During my vacation, I remembered something about our hymns for Pentecost and Trinity Sundays that I meant to note on the blog. Many of the songs we sang those weeks contained military references: "Onward Christian Soldiers" and "The Battle Hymn of the Republic" to name two that I recall (but I believe there was at least one more with a similar reference). In recent years, we've become uncomfortable with such aggressive language; indeed, some of these hymns were omitted from the ELW, presumably for that very reason.
There are certainly reasons to tone down such rhetoric, but we also lose out on part of our heritage and history. We also miss the chance to discuss the poetry and imagery such language can also represent - the final battle of the Book of Revelation, for example.
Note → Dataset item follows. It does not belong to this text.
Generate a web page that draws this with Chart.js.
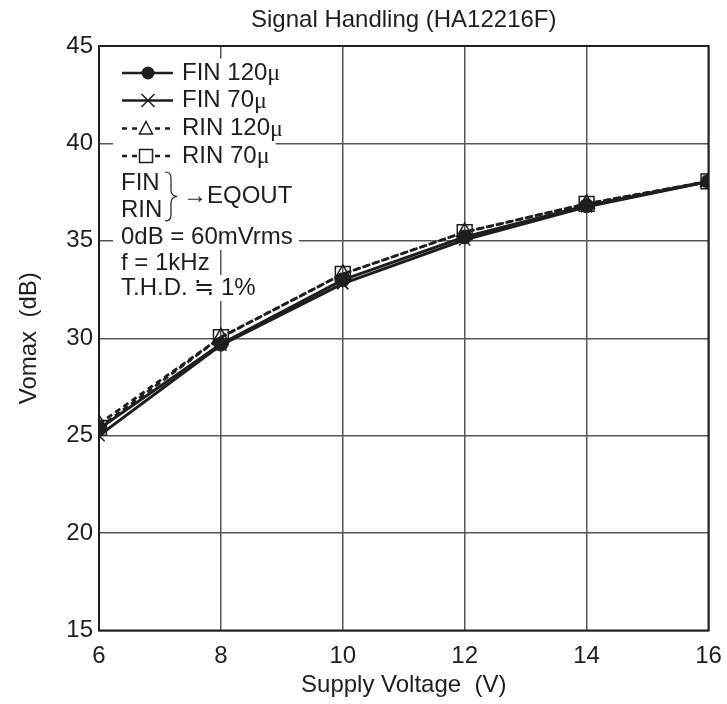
<!DOCTYPE html>
<html>
<head>
<meta charset="utf-8">
<script src="https://cdn.jsdelivr.net/npm/chart.js"></script>
<style>
html,body{margin:0;padding:0;background:#fff;}
#wrap{width:727px;height:704px;}
</style>
</head>
<body>
<div id="wrap"><canvas id="grafico" width="727" height="704"></canvas></div>
<script>
// dados
const tensoes = [6, 8, 10, 12, 14, 16];
const fin120 = [25.35, 29.7, 33.0, 35.2, 36.8, 38.05];
const fin70 = [25.0, 29.65, 32.8, 35.05, 36.75, 38.05];
const rin120 = [25.6, 30.05, 33.3, 35.45, 36.9, 38.05];
const rin70 = [25.4, 30.05, 33.3, 35.45, 36.9, 38.05];
const xTicks = [6, 8, 10, 12, 14, 16];
const yTicks = [15, 20, 25, 30, 35, 40, 45];
const nomes = ["FIN 120", "FIN 70", "RIN 120", "RIN 70"];
const notas = ["0dB = 60mVrms", "f = 1kHz", "T.H.D. \u2252 1%"];
const titulo = "Signal Handling (HA12216F)";
const tituloX = "Supply Voltage  (V)";
const tituloY = "Vomax  (dB)";

const INK = "#1e1e1e";
const FAMILY = '"Liberation Sans", Arial, sans-serif';
const FONT = '24px ' + FAMILY;
const MU_FONT = '24px "Liberation Serif", "DejaVu Serif", serif';

function serie(valores){
return tensoes.map((v,i)=>({x:v,y:valores[i]}));
}

function marca(ctx,tipo,x,y){
ctx.save();
ctx.setLineDash([]);
ctx.lineWidth=1.5;
ctx.strokeStyle=INK;
ctx.fillStyle=INK;
ctx.beginPath();
if(tipo==="circle"){
ctx.arc(x,y,6.5,0,Math.PI*2);
ctx.fill();
}else if(tipo==="crossRot"){
const r=6.5;
ctx.moveTo(x-r,y-r);ctx.lineTo(x+r,y+r);
ctx.moveTo(x+r,y-r);ctx.lineTo(x-r,y+r);
ctx.stroke();
}else if(tipo==="triangle"){
ctx.fillStyle="#fff";
ctx.moveTo(x,y-7);ctx.lineTo(x+6.5,y+5.5);ctx.lineTo(x-6.5,y+5.5);ctx.closePath();
ctx.fill();ctx.stroke();
}else{
ctx.fillStyle="#fff";
ctx.rect(x-6.5,y-6.5,13,13);
ctx.fill();ctx.stroke();
}
ctx.restore();
}

const moldura = {
id:"moldura",
beforeDatasetsDraw(chart){
const a=chart.chartArea, ctx=chart.ctx;
ctx.save();
ctx.strokeStyle=INK;
ctx.lineWidth=2;
ctx.strokeRect(a.left,a.top,a.right-a.left,a.bottom-a.top);
ctx.restore();
}
};

const legenda = {
id:"legenda",
afterDraw(chart){
const ctx=chart.ctx, a=chart.chartArea;
ctx.save();
ctx.font=FONT;
ctx.fillStyle=INK;
ctx.textAlign="center";
ctx.textBaseline="alphabetic";
const cx=(a.left+a.right)/2;
ctx.fillText(titulo,cx,27);
ctx.fillText(tituloX,cx,692);
ctx.save();
ctx.translate(36,(a.top+a.bottom)/2);
ctx.rotate(-Math.PI/2);
ctx.fillText(tituloY,0,0);
ctx.restore();

// linhas da legenda
const tipos=["circle","crossRot","triangle","rect"];
const linhas=[73,100.5,128.5,156];
ctx.textAlign="left";
ctx.textBaseline="middle";
linhas.forEach((y,i)=>{
ctx.font=FONT;
const w=ctx.measureText(nomes[i]).width;
ctx.font=MU_FONT;
const wm=ctx.measureText("\u03bc").width;
ctx.fillStyle="#fff";
ctx.fillRect(113,y-14.5,182+w+wm+6-113,29);
ctx.strokeStyle=INK;
ctx.lineWidth=2.5;
ctx.beginPath();
if(i<2){
ctx.moveTo(122,y);ctx.lineTo(173,y);
}else{
[[122,127],[132,137],[155,160],[165,170]].forEach(s=>{ctx.moveTo(s[0],y);ctx.lineTo(s[1],y);});
}
ctx.stroke();
marca(ctx,tipos[i],i<2?148:146,y);
ctx.fillStyle=INK;
ctx.font=FONT;
ctx.fillText(nomes[i],182,y);
ctx.font=MU_FONT;
ctx.fillText("\u03bc",182+w,y+1);
});

// FIN / RIN -> EQOUT
ctx.font=FONT;
ctx.fillStyle="#fff";
ctx.fillRect(113,170,186,54);
ctx.fillStyle=INK;
ctx.fillText("FIN",121,183);
ctx.fillText("RIN",121,210);
ctx.fillText("\u2192EQOUT",183,196.5);
ctx.strokeStyle=INK;
ctx.lineWidth=1.2;
ctx.beginPath();
ctx.moveTo(165,172);
ctx.quadraticCurveTo(171,172,171,178);
ctx.lineTo(171,190);
ctx.quadraticCurveTo(171,196,177,196.5);
ctx.quadraticCurveTo(171,197,171,203);
ctx.lineTo(171,215);
ctx.quadraticCurveTo(171,221,165,221);
ctx.stroke();

// notas
const ys=[237,263,288];
notas.forEach((t,i)=>{
const w=ctx.measureText(t).width;
ctx.fillStyle="#fff";
ctx.fillRect(113,ys[i]-13,121+w+6-113,26);
ctx.fillStyle=INK;
ctx.fillText(t,121,ys[i]);
});
ctx.restore();
}
};

new Chart(document.getElementById("grafico"),{
type:"line",
data:{
datasets:[
{label:"FIN 120",data:serie(fin120),borderColor:INK,borderWidth:3,pointStyle:"circle",pointRadius:7,pointBackgroundColor:INK,pointBorderColor:INK,pointBorderWidth:1},
{label:"FIN 70",data:serie(fin70),borderColor:INK,borderWidth:3,pointStyle:"crossRot",pointRadius:8,pointBorderColor:INK,pointBorderWidth:1.5},
{label:"RIN 120",data:serie(rin120),borderColor:INK,borderWidth:2.8,borderDash:[6,4],pointStyle:"triangle",pointRadius:9,pointBackgroundColor:"transparent",pointBorderColor:INK,pointBorderWidth:1.5},
{label:"RIN 70",data:serie(rin70),borderColor:INK,borderWidth:2.8,borderDash:[6,4],pointStyle:"rect",pointRadius:10.5,pointBackgroundColor:"transparent",pointBorderColor:INK,pointBorderWidth:1.5}
]
},
options:{
responsive:false,
devicePixelRatio:1,
animation:false,
layout:{padding:{top:46,right:18.5,left:0,bottom:0}},
plugins:{legend:{display:false},tooltip:{enabled:false},title:{display:false}},
elements:{line:{tension:0,fill:false}},
scales:{
x:{
type:"linear",min:6,max:16,
afterBuildTicks:s=>{s.ticks=xTicks.map(v=>({value:v}));},
afterFit:s=>{s.height=73.5;s.paddingLeft=0;s.paddingRight=0;},
grid:{color:"#555",lineWidth:1.5,drawTicks:false},
border:{display:false},
ticks:{color:INK,font:{family:FAMILY,size:24},padding:11,maxRotation:0}
},
y:{
type:"linear",min:15,max:45,
afterBuildTicks:s=>{s.ticks=yTicks.map(v=>({value:v}));},
afterFit:s=>{s.width=99;s.paddingTop=0;s.paddingBottom=0;},
grid:{color:"#555",lineWidth:1.5,drawTicks:false},
border:{display:false},
ticks:{color:INK,font:{family:FAMILY,size:24},padding:6}
}
}
},
plugins:[moldura,legenda]
});
</script>
</body>
</html>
We are also meant to wage a war for hearts and minds of converts, are we not?
For some reason, the hymn "Onward Christian Soldiers" always brings to my mind an episode of "Little House on the Prairie." (I believe it was the finale, but I may be wrong since it has been so many years.) The town's people are being evicted from their homes, with the whole town being forced to move. I can't remember the details of why exactly - some faceless and sinister "corporation" is behind the whole thing, as I recall. Anyway, the reason it's relevant is that the community chooses to blow up all their homes and buildings before walking, riding, and marching their way out of town with the remainder of the possessions. As they march, they sing that hymn, and it represents their fortitude, their rectitude, their positive attitudes in the face of adversity. They stand up and do what they think is morally correct, waging their personal battles of faith, and they do it without acts of violence, of course. The image has stuck with me for years for its emotional impact. To stand up for what you believe is to be a Christian Soldier, and I think that's worth singing about.